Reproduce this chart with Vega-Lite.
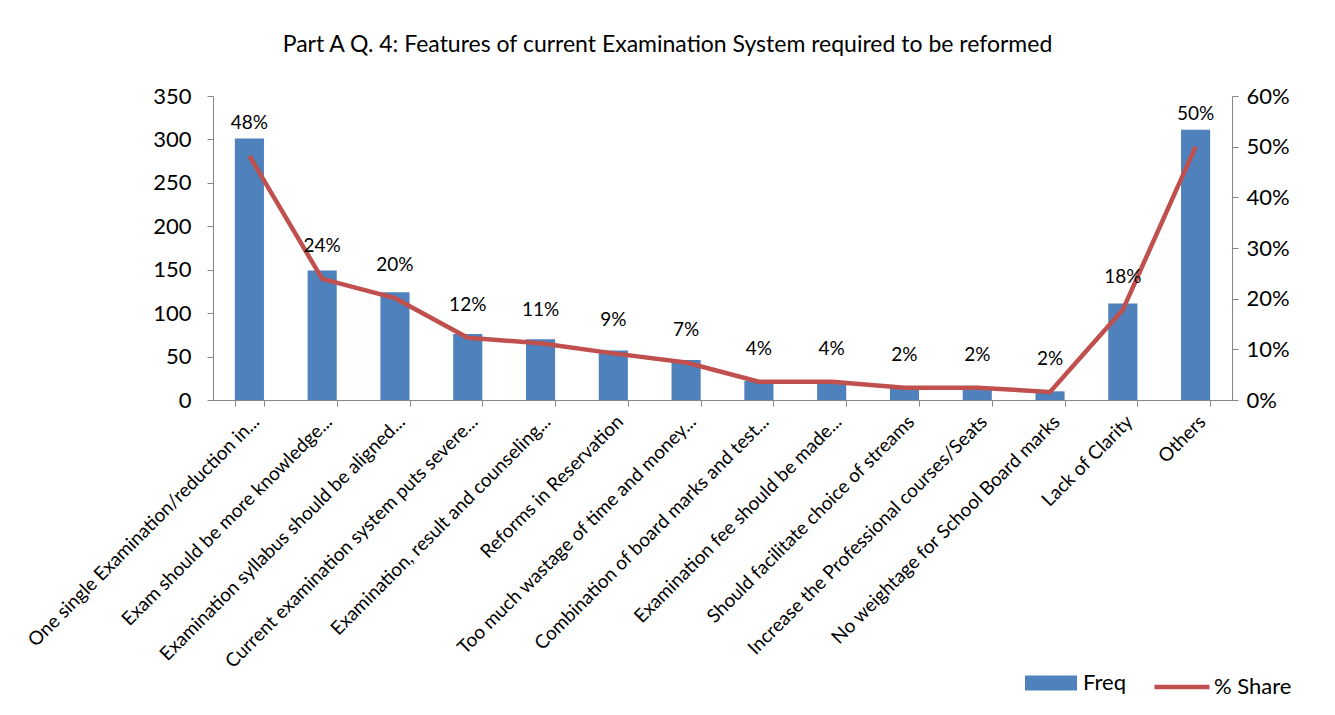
{
  "$schema": "https://vega.github.io/schema/vega-lite/v6.json",
  "autosize": {"type": "none"},
  "width": 1019,
  "height": 304,
  "padding": {"left": 213, "top": 96, "right": 103, "bottom": 315},
  "background": "white",
  "config": {
    "font": "Lato",
    "view": {"stroke": null},
    "axis": {"grid": false, "domainColor": "#868686", "tickColor": "#868686", "labelColor": "black", "labelFont": "Lato"}
  },
  "title": {
    "text": "Part A Q. 4: Features of current Examination System required to be reformed",
    "fontSize": 23,
    "fontWeight": "normal",
    "font": "Lato",
    "color": "black",
    "anchor": "middle",
    "dx": -55,
    "offset": 28
  },
  "data": {
    "values": [
      {"cat": "One single Examination/reduction in...", "freq": 301, "pct": 0.482},
      {"cat": "Exam should be more knowledge...", "freq": 149, "pct": 0.239},
      {"cat": "Examination syllabus should be aligned...", "freq": 124, "pct": 0.201},
      {"cat": "Current examination system puts severe...", "freq": 76, "pct": 0.123},
      {"cat": "Examination, result and counseling...", "freq": 70, "pct": 0.112},
      {"cat": "Reforms in Reservation", "freq": 57, "pct": 0.092},
      {"cat": "Too much wastage of time and money...", "freq": 46, "pct": 0.074},
      {"cat": "Combination of board marks and test...", "freq": 22, "pct": 0.036},
      {"cat": "Examination fee should be made...", "freq": 22, "pct": 0.036},
      {"cat": "Should facilitate choice of streams", "freq": 14, "pct": 0.024},
      {"cat": "Increase the Professional courses/Seats", "freq": 14, "pct": 0.024},
      {"cat": "No weightage for School Board marks", "freq": 10, "pct": 0.016},
      {"cat": "Lack of Clarity", "freq": 111, "pct": 0.178},
      {"cat": "Others", "freq": 311, "pct": 0.50}
    ]
  },
  "encoding": {
    "x": {
      "field": "cat",
      "type": "nominal",
      "sort": null,
      "scale": {"paddingInner": 0.6, "paddingOuter": 0.3},
      "axis": {
        "title": null,
        "labelAngle": -45,
        "labelAlign": "right",
        "labelBaseline": "top",
        "labelFontSize": 19,
        "labelLimit": 500,
        "labelPadding": 6,
        "tickBand": "extent",
        "tickSize": 6
      }
    }
  },
  "layer": [
    {
      "mark": {"type": "bar"},
      "encoding": {
        "y": {
          "field": "freq",
          "type": "quantitative",
          "scale": {"domain": [0, 350], "nice": false},
          "axis": {"title": null, "values": [0, 50, 100, 150, 200, 250, 300, 350], "labelFontSize": 22, "tickSize": 6, "labelPadding": 16}
        },
        "fill": {
          "datum": "Freq",
          "scale": {"range": ["#4F81BD"]},
          "legend": {
            "title": null,
            "orient": "none",
            "legendX": 812,
            "legendY": 561,
            "symbolType": "M-1,-0.29H1V0.29H-1Z",
            "symbolSize": 2704,
            "symbolStrokeWidth": 0,
            "labelFontSize": 22,
            "labelFont": "Lato",
            "labelOffset": 6,
            "labelColor": "black"
          }
        }
      }
    },
    {
      "mark": {"type": "line", "strokeWidth": 4.5},
      "encoding": {
        "y": {
          "field": "pct",
          "type": "quantitative",
          "scale": {"domain": [0, 0.6], "nice": false},
          "axis": {"title": null, "orient": "right", "format": ".0%", "values": [0, 0.1, 0.2, 0.3, 0.4, 0.5, 0.6], "labelFontSize": 22, "tickSize": 6, "labelPadding": 8}
        },
        "stroke": {
          "datum": "% Share",
          "scale": {"range": ["#C0504D"]},
          "legend": {
            "title": null,
            "orient": "none",
            "legendX": 939,
            "legendY": 561,
            "symbolType": "stroke",
            "symbolSize": 3025,
            "symbolStrokeWidth": 4.5,
            "labelFontSize": 22,
            "labelFont": "Lato",
            "labelOffset": 2,
            "labelColor": "black"
          }
        }
      }
    },
    {
      "mark": {"type": "text", "dy": -33, "fontSize": 19, "font": "Lato", "color": "black"},
      "encoding": {
        "y": {"field": "pct", "type": "quantitative", "scale": {"domain": [0, 0.6], "nice": false}, "axis": null},
        "text": {"field": "pct", "type": "quantitative", "format": ".0%"}
      }
    }
  ],
  "resolve": {"scale": {"y": "independent"}}
}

* * * * * * *

_To be done_
Write out the whole listing again, exactly, with no pictures.

_Exercise result_
Reproduce this chart with Vega-Lite.
{
  "$schema": "https://vega.github.io/schema/vega-lite/v6.json",
  "autosize": {"type": "none"},
  "width": 1019,
  "height": 304,
  "padding": {"left": 213, "top": 96, "right": 103, "bottom": 315},
  "background": "white",
  "config": {
    "font": "Lato",
    "view": {"stroke": null},
    "axis": {"grid": false, "domainColor": "#868686", "tickColor": "#868686", "labelColor": "black", "labelFont": "Lato"}
  },
  "title": {
    "text": "Part A Q. 4: Features of current Examination System required to be reformed",
    "fontSize": 23,
    "fontWeight": "normal",
    "font": "Lato",
    "color": "black",
    "anchor": "middle",
    "dx": -55,
    "offset": 28
  },
  "data": {
    "values": [
      {"cat": "One single Examination/reduction in...", "freq": 301, "pct": 0.482},
      {"cat": "Exam should be more knowledge...", "freq": 149, "pct": 0.239},
      {"cat": "Examination syllabus should be aligned...", "freq": 124, "pct": 0.201},
      {"cat": "Current examination system puts severe...", "freq": 76, "pct": 0.123},
      {"cat": "Examination, result and counseling...", "freq": 70, "pct": 0.112},
      {"cat": "Reforms in Reservation", "freq": 57, "pct": 0.092},
      {"cat": "Too much wastage of time and money...", "freq": 46, "pct": 0.074},
      {"cat": "Combination of board marks and test...", "freq": 22, "pct": 0.036},
      {"cat": "Examination fee should be made...", "freq": 22, "pct": 0.036},
      {"cat": "Should facilitate choice of streams", "freq": 14, "pct": 0.024},
      {"cat": "Increase the Professional courses/Seats", "freq": 14, "pct": 0.024},
      {"cat": "No weightage for School Board marks", "freq": 10, "pct": 0.016},
      {"cat": "Lack of Clarity", "freq": 111, "pct": 0.178},
      {"cat": "Others", "freq": 311, "pct": 0.50}
    ]
  },
  "encoding": {
    "x": {
      "field": "cat",
      "type": "nominal",
      "sort": null,
      "scale": {"paddingInner": 0.6, "paddingOuter": 0.3},
      "axis": {
        "title": null,
        "labelAngle": -45,
        "labelAlign": "right",
        "labelBaseline": "top",
        "labelFontSize": 19,
        "labelLimit": 500,
        "labelPadding": 6,
        "tickBand": "extent",
        "tickSize": 6
      }
    }
  },
  "layer": [
    {
      "mark": {"type": "bar"},
      "encoding": {
        "y": {
          "field": "freq",
          "type": "quantitative",
          "scale": {"domain": [0, 350], "nice": false},
          "axis": {"title": null, "values": [0, 50, 100, 150, 200, 250, 300, 350], "labelFontSize": 22, "tickSize": 6, "labelPadding": 16}
        },
        "fill": {
          "datum": "Freq",
          "scale": {"range": ["#4F81BD"]},
          "legend": {
            "title": null,
            "orient": "none",
            "legendX": 812,
            "legendY": 561,
            "symbolType": "M-1,-0.29H1V0.29H-1Z",
            "symbolSize": 2704,
            "symbolStrokeWidth": 0,
            "labelFontSize": 22,
            "labelFont": "Lato",
            "labelOffset": 6,
            "labelColor": "black"
          }
        }
      }
    },
    {
      "mark": {"type": "line", "strokeWidth": 4.5},
      "encoding": {
        "y": {
          "field": "pct",
          "type": "quantitative",
          "scale": {"domain": [0, 0.6], "nice": false},
          "axis": {"title": null, "orient": "right", "format": ".0%", "values": [0, 0.1, 0.2, 0.3, 0.4, 0.5, 0.6], "labelFontSize": 22, "tickSize": 6, "labelPadding": 8}
        },
        "stroke": {
          "datum": "% Share",
          "scale": {"range": ["#C0504D"]},
          "legend": {
            "title": null,
            "orient": "none",
            "legendX": 939,
            "legendY": 561,
            "symbolType": "stroke",
            "symbolSize": 3025,
            "symbolStrokeWidth": 4.5,
            "labelFontSize": 22,
            "labelFont": "Lato",
            "labelOffset": 2,
            "labelColor": "black"
          }
        }
      }
    },
    {
      "mark": {"type": "text", "dy": -33, "fontSize": 19, "font": "Lato", "color": "black"},
      "encoding": {
        "y": {"field": "pct", "type": "quantitative", "scale": {"domain": [0, 0.6], "nice": false}, "axis": null},
        "text": {"field": "pct", "type": "quantitative", "format": ".0%"}
      }
    }
  ],
  "resolve": {"scale": {"y": "independent"}}
}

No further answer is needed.